The Agriculture Bill, primarily covering England, will provide the basis for policy in a sector which for decades has been controlled by the European Union.
“After nearly 50 years of being tied to burdensome and outdated EU rules, we have the opportunity to deliver a Green Brexit,” Britain’s farming and environment minister Michael Gove said in a statement.
The bill includes a seven-year transition period to allow farmers time to adjust as direct support payments linked to the amount of land they farm to be phased out.
Under the EU’s Common Agricultural Policy, British farmers receive about three billion pounds (C$5.1 billion) a year in public funds.
“The bill allows us to reward farmers who protect our environment, leaving the countryside in a cleaner, greener and healthier state for future generations,” Gove said.

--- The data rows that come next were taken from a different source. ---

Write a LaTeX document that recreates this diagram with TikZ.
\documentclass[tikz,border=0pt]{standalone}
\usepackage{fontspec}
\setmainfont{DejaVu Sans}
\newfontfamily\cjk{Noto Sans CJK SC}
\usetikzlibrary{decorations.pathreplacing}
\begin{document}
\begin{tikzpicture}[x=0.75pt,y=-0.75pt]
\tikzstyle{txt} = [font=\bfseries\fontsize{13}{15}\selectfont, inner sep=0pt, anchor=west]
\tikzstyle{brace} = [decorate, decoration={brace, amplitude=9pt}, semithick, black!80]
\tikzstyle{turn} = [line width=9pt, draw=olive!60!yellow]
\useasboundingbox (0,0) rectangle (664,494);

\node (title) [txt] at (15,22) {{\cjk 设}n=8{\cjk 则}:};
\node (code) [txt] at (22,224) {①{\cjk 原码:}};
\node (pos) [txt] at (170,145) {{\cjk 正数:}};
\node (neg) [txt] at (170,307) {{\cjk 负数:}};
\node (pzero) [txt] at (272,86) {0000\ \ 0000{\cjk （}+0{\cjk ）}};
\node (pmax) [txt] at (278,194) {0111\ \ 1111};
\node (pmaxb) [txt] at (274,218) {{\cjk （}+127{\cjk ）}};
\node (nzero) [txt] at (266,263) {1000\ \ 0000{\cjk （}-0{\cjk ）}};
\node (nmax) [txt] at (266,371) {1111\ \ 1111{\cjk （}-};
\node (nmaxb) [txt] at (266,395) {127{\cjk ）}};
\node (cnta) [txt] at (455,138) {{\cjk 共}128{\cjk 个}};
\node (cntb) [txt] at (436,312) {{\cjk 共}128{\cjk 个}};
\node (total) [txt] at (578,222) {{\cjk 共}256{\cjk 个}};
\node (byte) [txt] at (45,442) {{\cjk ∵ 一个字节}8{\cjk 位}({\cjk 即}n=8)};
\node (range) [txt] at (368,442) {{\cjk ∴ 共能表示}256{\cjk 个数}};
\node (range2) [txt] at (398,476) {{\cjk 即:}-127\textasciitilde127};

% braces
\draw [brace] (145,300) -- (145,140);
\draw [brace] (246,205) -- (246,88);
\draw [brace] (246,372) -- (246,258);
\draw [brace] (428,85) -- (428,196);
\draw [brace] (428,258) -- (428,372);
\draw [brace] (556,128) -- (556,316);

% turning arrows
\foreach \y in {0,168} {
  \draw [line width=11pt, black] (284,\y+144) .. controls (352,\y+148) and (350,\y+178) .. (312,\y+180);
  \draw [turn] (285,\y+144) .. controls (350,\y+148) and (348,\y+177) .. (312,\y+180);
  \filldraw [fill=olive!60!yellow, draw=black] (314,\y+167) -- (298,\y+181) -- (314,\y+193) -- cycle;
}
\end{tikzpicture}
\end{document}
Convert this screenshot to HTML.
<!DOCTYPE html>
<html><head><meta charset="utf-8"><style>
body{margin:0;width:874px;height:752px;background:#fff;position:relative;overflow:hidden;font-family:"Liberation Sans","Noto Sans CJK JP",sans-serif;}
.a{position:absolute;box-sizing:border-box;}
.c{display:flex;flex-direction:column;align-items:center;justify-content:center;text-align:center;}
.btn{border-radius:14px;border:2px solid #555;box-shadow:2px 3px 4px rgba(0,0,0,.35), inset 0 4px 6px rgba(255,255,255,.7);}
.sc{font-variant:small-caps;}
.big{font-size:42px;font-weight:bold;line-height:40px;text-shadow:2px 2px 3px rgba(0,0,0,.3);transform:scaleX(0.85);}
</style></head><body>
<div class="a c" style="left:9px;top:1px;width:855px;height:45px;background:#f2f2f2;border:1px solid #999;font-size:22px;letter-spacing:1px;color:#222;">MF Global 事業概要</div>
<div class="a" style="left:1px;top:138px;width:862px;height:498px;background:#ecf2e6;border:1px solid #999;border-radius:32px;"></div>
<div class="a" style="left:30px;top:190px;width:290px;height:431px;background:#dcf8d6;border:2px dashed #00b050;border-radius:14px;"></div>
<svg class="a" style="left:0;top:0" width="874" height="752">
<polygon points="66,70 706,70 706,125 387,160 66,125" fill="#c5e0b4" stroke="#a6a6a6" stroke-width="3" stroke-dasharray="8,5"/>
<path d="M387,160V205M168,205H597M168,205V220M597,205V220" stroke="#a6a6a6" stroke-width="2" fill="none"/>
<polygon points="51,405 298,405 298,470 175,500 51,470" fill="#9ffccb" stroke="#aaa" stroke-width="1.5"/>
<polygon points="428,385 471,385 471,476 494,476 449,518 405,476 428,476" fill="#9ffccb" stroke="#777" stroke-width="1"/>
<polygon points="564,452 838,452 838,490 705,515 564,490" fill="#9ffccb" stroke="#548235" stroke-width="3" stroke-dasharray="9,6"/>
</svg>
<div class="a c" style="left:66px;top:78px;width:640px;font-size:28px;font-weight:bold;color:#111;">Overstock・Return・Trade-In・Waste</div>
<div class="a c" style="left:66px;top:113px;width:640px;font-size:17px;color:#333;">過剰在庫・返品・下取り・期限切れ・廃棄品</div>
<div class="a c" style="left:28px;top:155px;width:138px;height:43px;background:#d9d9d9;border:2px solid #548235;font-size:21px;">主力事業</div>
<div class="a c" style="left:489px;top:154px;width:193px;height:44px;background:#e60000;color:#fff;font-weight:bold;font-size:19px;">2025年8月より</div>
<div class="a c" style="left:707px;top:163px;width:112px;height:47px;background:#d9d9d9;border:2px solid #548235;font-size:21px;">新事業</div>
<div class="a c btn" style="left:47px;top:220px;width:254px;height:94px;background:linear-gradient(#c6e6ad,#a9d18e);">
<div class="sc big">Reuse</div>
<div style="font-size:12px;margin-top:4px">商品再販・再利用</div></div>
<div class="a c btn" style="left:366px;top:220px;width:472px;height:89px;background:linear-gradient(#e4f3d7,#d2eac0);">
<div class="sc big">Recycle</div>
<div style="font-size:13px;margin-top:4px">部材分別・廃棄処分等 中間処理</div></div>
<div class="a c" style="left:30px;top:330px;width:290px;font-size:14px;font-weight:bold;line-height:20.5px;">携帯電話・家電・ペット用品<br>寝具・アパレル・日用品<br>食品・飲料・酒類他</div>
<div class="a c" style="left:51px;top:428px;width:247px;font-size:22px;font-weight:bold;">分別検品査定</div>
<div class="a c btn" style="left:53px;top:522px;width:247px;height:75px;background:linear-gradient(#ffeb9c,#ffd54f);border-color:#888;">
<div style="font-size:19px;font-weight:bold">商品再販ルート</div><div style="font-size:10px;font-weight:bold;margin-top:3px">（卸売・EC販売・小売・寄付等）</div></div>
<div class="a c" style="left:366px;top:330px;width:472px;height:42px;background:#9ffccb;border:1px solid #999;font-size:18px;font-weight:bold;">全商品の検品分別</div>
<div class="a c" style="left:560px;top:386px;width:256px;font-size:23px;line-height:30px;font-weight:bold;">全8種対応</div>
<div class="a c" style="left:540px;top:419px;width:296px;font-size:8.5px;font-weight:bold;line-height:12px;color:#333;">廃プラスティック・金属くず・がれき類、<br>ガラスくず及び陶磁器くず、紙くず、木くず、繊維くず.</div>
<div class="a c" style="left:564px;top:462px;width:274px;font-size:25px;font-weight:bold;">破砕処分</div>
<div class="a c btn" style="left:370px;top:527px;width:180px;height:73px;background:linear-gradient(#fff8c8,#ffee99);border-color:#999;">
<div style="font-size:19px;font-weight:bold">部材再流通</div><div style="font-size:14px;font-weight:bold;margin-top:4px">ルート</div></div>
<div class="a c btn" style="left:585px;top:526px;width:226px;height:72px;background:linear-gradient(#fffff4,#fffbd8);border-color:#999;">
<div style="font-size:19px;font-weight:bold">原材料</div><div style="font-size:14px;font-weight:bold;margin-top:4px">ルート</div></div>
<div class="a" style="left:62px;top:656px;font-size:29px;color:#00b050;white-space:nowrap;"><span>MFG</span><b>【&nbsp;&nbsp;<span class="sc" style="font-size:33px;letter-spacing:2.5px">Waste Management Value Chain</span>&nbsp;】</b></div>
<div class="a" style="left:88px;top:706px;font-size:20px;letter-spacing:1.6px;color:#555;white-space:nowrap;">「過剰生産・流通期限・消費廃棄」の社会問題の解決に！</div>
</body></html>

“Critically, we will also provide the smooth and gradual transition that farmers and land managers need to plan ahead.”
Farmers will see a reduction in payments during the transition period with the biggest cuts for those receiving the most funds.
Direct payments will eventually be replaced by a new environmental land management system which will be developed and trialed with farmers.
“Under the new system, farmers and land managers who provide the greatest environmental benefits will secure the largest rewards,” the minister said.
Under the devolution of agricultural policy in the United Kingdom, Scotland will not take powers from the bill.
However, the Welsh government will have powers under the bill to pursue its own reforms and provisions of the bill will extend to Northern Ireland until it can creates its own legislation.
Britain’s decision in 2016 to leave the EU becomes effective in March 2019.
— Reporting for Reuters by Nigel Hunt.